Ambition, of course, is a good thing at its core! We consider ambition to be a fundamental quality of a leader. It gives you energy, drive, purpose and direction. Most people who have done great things in life and succeeded in various areas have ambitious qualities. But is there a point when ambition is no longer good? How much is too much? According to the Harvard Business Review article How Ambitious should you be?, “...fostering a healthy level of ambition is not easy, and amidst so much uncertainty, it may seem like a low priority. Well-balanced ambition leads to creativity and innovation, greater levels of performance, and deeper levels of joy and satisfaction… In excess, however, ambition damages reputations, relationships, and can lead to catastrophic failure…”

"In excess, however, ambition damages reputations, relationships, and can lead to catastrophic failure…”
black swan, black swan events, black swan theory

Earthquakes are black swan events, occurrences characterized by their extreme rarity, severe impact, and the widespread insistence they were obvious in hindsight. Nassim Taleb argues in his 2007 bestseller, The Black Swan, that “because black swan events are impossible to predict due to their extreme rarity, yet have catastrophic consequences, it is important for people to always assume a black swan event is a possibility, whatever it may be, and to try to plan accordingly.” The dotcom bubble of 2001, the Covid-19 pandemic in 2020, the crash of the housing market in the USA in 2008, September 11 terrorist attacks, Chernobyl nuclear disaster, and the Great Depression are some examples of black swan events.

Should we be doing more to curb our human weakness for dopamine-induced overambition, overconsumption, overpower?
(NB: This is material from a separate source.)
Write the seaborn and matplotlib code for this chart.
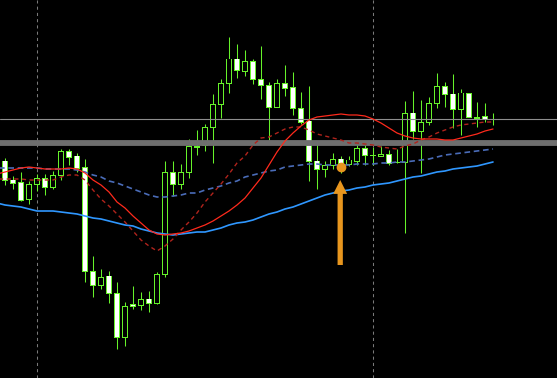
import numpy as np
import pandas as pd
import matplotlib
matplotlib.use("Agg")
import matplotlib.pyplot as plt
import seaborn as sns

# ---------------- data (prices) ----------------
open_ = [1.1039, 1.1020, 1.1018, 1.1001, 1.1016, 1.1022, 1.1013, 1.1025, 1.1049, 1.1044,
         1.1033, 1.0929, 1.0915, 1.0924, 1.0907, 1.0863, 1.0896, 1.0895, 1.0901, 1.0897,
         1.0926, 1.1028, 1.1016, 1.1028, 1.1053, 1.1055, 1.1073, 1.1096, 1.1117, 1.1141,
         1.1129, 1.1139, 1.1121, 1.1115, 1.1093, 1.1117, 1.1113, 1.1092, 1.1079, 1.1039,
         1.1031, 1.1035, 1.1041, 1.1036, 1.1039, 1.1052, 1.1045, 1.1044, 1.1046, 1.1038,
         1.1038, 1.1087, 1.1069, 1.1078, 1.1097, 1.1114, 1.1106, 1.1091, 1.1107, 1.1083,
         1.1084, 1.1081]
high = [1.1042, 1.1024, 1.1028, 1.1019, 1.1026, 1.1026, 1.1029, 1.1051, 1.1051, 1.1047,
        1.1041, 1.0944, 1.0931, 1.0929, 1.0918, 1.0898, 1.0914, 1.0908, 1.0909, 1.0928,
        1.1039, 1.1039, 1.1036, 1.1061, 1.1070, 1.1076, 1.1106, 1.1121, 1.1163, 1.1156,
        1.1150, 1.1141, 1.1154, 1.1118, 1.1121, 1.1135, 1.1128, 1.1108, 1.1114, 1.1057,
        1.1039, 1.1047, 1.1044, 1.1044, 1.1060, 1.1055, 1.1053, 1.1054, 1.1050, 1.1051,
        1.1099, 1.1109, 1.1100, 1.1103, 1.1127, 1.1118, 1.1126, 1.1111, 1.1107, 1.1098,
        1.1097, 1.1087]
low = [1.1015, 1.1011, 1.0999, 1.0996, 1.1009, 1.1005, 1.1011, 1.1020, 1.1035, 1.1028,
       1.0918, 1.0903, 1.0911, 1.0897, 1.0851, 1.0854, 1.0891, 1.0890, 1.0888, 1.0896,
       1.0923, 1.1004, 1.1011, 1.1022, 1.1045, 1.1049, 1.1037, 1.1082, 1.1107, 1.1122,
       1.1124, 1.1116, 1.1101, 1.1060, 1.1093, 1.1104, 1.1085, 1.1076, 1.1019, 1.1011,
       1.1023, 1.1031, 1.1027, 1.1034, 1.1035, 1.1035, 1.1035, 1.1044, 1.1035, 1.1037,
       1.0967, 1.1061, 1.1027, 1.1075, 1.1092, 1.1093, 1.1072, 1.1065, 1.1083, 1.1073,
       1.1078, 1.1075]
close = [1.1020, 1.1017, 1.1000, 1.1016, 1.1022, 1.1013, 1.1025, 1.1049, 1.1043, 1.1032,
         1.0929, 1.0915, 1.0923, 1.0907, 1.0863, 1.0894, 1.0894, 1.0901, 1.0897, 1.0926,
         1.1028, 1.1016, 1.1028, 1.1054, 1.1054, 1.1073, 1.1096, 1.1117, 1.1141, 1.1130,
         1.1139, 1.1121, 1.1115, 1.1093, 1.1117, 1.1112, 1.1092, 1.1078, 1.1039, 1.1031,
         1.1035, 1.1041, 1.1037, 1.1040, 1.1052, 1.1045, 1.1045, 1.1046, 1.1037, 1.1038,
         1.1087, 1.1069, 1.1078, 1.1097, 1.1114, 1.1106, 1.1091, 1.1107, 1.1083, 1.1082,
         1.1081, 1.1081]

# moving averages, bar -1 .. 61
ma_red = [1.1026, 1.1028, 1.1030, 1.1032, 1.1033, 1.1032, 1.1031, 1.1031, 1.1031, 1.1032, 1.1031,
          1.1027, 1.1020, 1.1015, 1.1008, 1.0998, 1.0992, 1.0984, 1.0977, 1.0970, 1.0966,
          1.0965, 1.0966, 1.0967, 1.0969, 1.0972, 1.0975, 1.0979, 1.0984, 1.0989, 1.0995,
          1.1002, 1.1012, 1.1022, 1.1035, 1.1048, 1.1059, 1.1067, 1.1074, 1.1080, 1.1083,
          1.1084, 1.1085, 1.1086, 1.1085, 1.1085, 1.1084, 1.1081, 1.1077, 1.1072, 1.1067,
          1.1064, 1.1062, 1.1061, 1.1061, 1.1061, 1.1060, 1.1060, 1.1062, 1.1064, 1.1066,
          1.1069, 1.1071]
ma_darkred = [1.1021, 1.1021, 1.1021, 1.1021, 1.1020, 1.1020, 1.1020, 1.1020, 1.1023, 1.1025, 1.1025,
              1.1020, 1.1010, 1.1001, 1.0994, 1.0986, 1.0978, 1.0969, 1.0960, 1.0954, 1.0949,
              1.0954, 1.0961, 1.0970, 1.0978, 1.0987, 1.0998, 1.1007, 1.1016, 1.1026, 1.1037,
              1.1044, 1.1055, 1.1062, 1.1063, 1.1067, 1.1071, 1.1073, 1.1073, 1.1070, 1.1066,
              1.1064, 1.1062, 1.1060, 1.1057, 1.1057, 1.1056, 1.1055, 1.1053, 1.1052, 1.1051,
              1.1054, 1.1056, 1.1060, 1.1063, 1.1067, 1.1070, 1.1073, 1.1075, 1.1076, 1.1077,
              1.1078, 1.1078]
ma_darkblue = [1.1032, 1.1032, 1.1032, 1.1032, 1.1032, 1.1032, 1.1031, 1.1031, 1.1031, 1.1031, 1.1030,
               1.1028, 1.1025, 1.1023, 1.1019, 1.1017, 1.1014, 1.1011, 1.1008, 1.1005, 1.1003,
               1.1003, 1.1004, 1.1005, 1.1007, 1.1007, 1.1010, 1.1012, 1.1014, 1.1017, 1.1019,
               1.1023, 1.1025, 1.1027, 1.1029, 1.1030, 1.1033, 1.1034, 1.1035, 1.1036, 1.1036,
               1.1035, 1.1035, 1.1035, 1.1035, 1.1036, 1.1036, 1.1036, 1.1037, 1.1037, 1.1038,
               1.1038, 1.1039, 1.1040, 1.1041, 1.1043, 1.1045, 1.1046, 1.1047, 1.1048, 1.1049,
               1.1050, 1.1051]
ma_lightblue = [1.0997, 1.0995, 1.0994, 1.0993, 1.0991, 1.0989, 1.0989, 1.0989, 1.0988, 1.0987, 1.0986,
                1.0984, 1.0982, 1.0981, 1.0979, 1.0977, 1.0975, 1.0974, 1.0971, 1.0969, 1.0967,
                1.0966, 1.0965, 1.0966, 1.0967, 1.0968, 1.0968, 1.0970, 1.0972, 1.0975, 1.0977,
                1.0978, 1.0980, 1.0983, 1.0986, 1.0988, 1.0991, 1.0993, 1.0996, 1.0999, 1.1002,
                1.1005, 1.1007, 1.1009, 1.1010, 1.1012, 1.1013, 1.1015, 1.1016, 1.1017, 1.1019,
                1.1021, 1.1023, 1.1024, 1.1026, 1.1028, 1.1029, 1.1031, 1.1032, 1.1033, 1.1034,
                1.1036, 1.1038]

level_line = 1.1081
level_band = 1.10575
day_separators = [4, 46]
signal_bar = 42
signal_price = 1.1033
arrow_start = 1.0935
arrow_end = 1.1020

# ---------------- drawing ----------------
sns.set_style("dark")
GREEN = "#66f22a"
BG = "#000000"
PX = 0.0001  # one pixel in price units (for the 1-px candle outline)

fig = plt.figure(figsize=(5.57, 3.78), dpi=100, facecolor=BG)
ax = fig.add_axes([0, 0, 1, 1])
ax.set_facecolor(BG)

df = pd.DataFrame({"open": open_, "high": high, "low": low, "close": close})
df["bar"] = np.arange(len(df))
df["bull"] = df["close"] > df["open"]
df["top"] = df[["open", "close"]].max(axis=1)
df["bot"] = df[["open", "close"]].min(axis=1)

# day separators
for b in day_separators:
    ax.axvline(b, color="#7a7a7a", lw=0.75, dashes=(3, 3), zorder=1)

# wicks
ax.vlines(df["bar"], df["low"], df["high"], color=GREEN, lw=0.75, zorder=2)
# bodies: green outer block with inner fill (white = falling, black = rising)
ax.bar(df["bar"], df["top"] - df["bot"] + PX, bottom=df["bot"] - PX / 2, width=0.66,
       color=GREEN, linewidth=0, zorder=3)
inner_h = np.clip(df["top"] - df["bot"] - PX, 0, None)
fills = np.where(df["bull"], BG, "#ffffff")
ax.bar(df["bar"], inner_h, bottom=df["bot"] + PX / 2, width=0.40,
       color=fills, linewidth=0, zorder=3.5)

# horizontal levels
ax.axhline(level_line, color="#8e8e8e", lw=0.8, zorder=4)
ax.axhline(level_band, color="#6e6e6e", lw=4.2, zorder=4)

# moving averages
ma_bars = np.arange(-1, len(df))
sns.lineplot(x=ma_bars, y=ma_lightblue, ax=ax, color="#2f97ff", lw=1.2, zorder=5)
sns.lineplot(x=ma_bars, y=ma_darkblue, ax=ax, color="#4a6cb8", lw=1.2, zorder=5).lines[-1].set_dashes((3.4, 2.2))
sns.lineplot(x=ma_bars, y=ma_darkred, ax=ax, color="#b0231c", lw=1.0, zorder=5).lines[-1].set_dashes((3.0, 2.5))
sns.lineplot(x=ma_bars, y=ma_red, ax=ax, color="#ff2a1c", lw=0.9, zorder=6)

# signal marker and arrow
ORANGE = "#e8961e"
ax.plot([signal_bar], [signal_price], marker="o", ms=6, color=ORANGE, mec=ORANGE, zorder=8)
ax.annotate("", xy=(signal_bar - 0.1, arrow_end), xytext=(signal_bar - 0.1, arrow_start),
            arrowprops=dict(arrowstyle="simple,head_length=10,head_width=10,tail_width=3.8",
                            mutation_scale=1, color=ORANGE, shrinkA=0, shrinkB=0, lw=0),
            zorder=8)

ax.set_xlim(-0.625, 69.0)
ax.set_ylim(1.1200 - 378 / 10000, 1.1200)
ax.set_xticks([])
ax.set_yticks([])
ax.grid(False)
for s in ax.spines.values():
    s.set_visible(False)
ax.set_xlabel("")
ax.set_ylabel("")

fig.savefig("out.png", dpi=100, facecolor=BG)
“The result”, says Taleb, “is people develop a psychological bias and "collective blindness" to them. The very fact that such rare but major events are by definition outliers makes them dangerous.” I am no earthquake expert, a construction engineer, a CEO or a financial advisor, but I can see the collective blindness and am impacted by it, as we all are. So I ask: If it wasn’t for the blindness caused by blind ambition and desire, would the government officials sign off on the planning permissions for the thousands of collapsed buildings, including those their families ended up living in? Would the camel keep chewing on the thistle that causes it to bleed to death? Would an entire industry overhire, overspend, and signal ability to make tough decisions to their investors by laying off thousands of people overnight when the economic climate changes? How can we make sure to think of the black swan events as a possibility and plan accordingly? How can we collectively learn from the black swan events when they happen so we don't fall into the same trap next time? Should we be doing more to curb our human weakness for dopamine-induced overambition, overconsumption, overpower? What checks and balances can we put into place to protect ourselves from our collective blindness?


I don’t have the answers, there is no one answer, they will vary from individual to individual. I do ask the thought-provoking questions, however, because I know we can all do better - individually and collectively.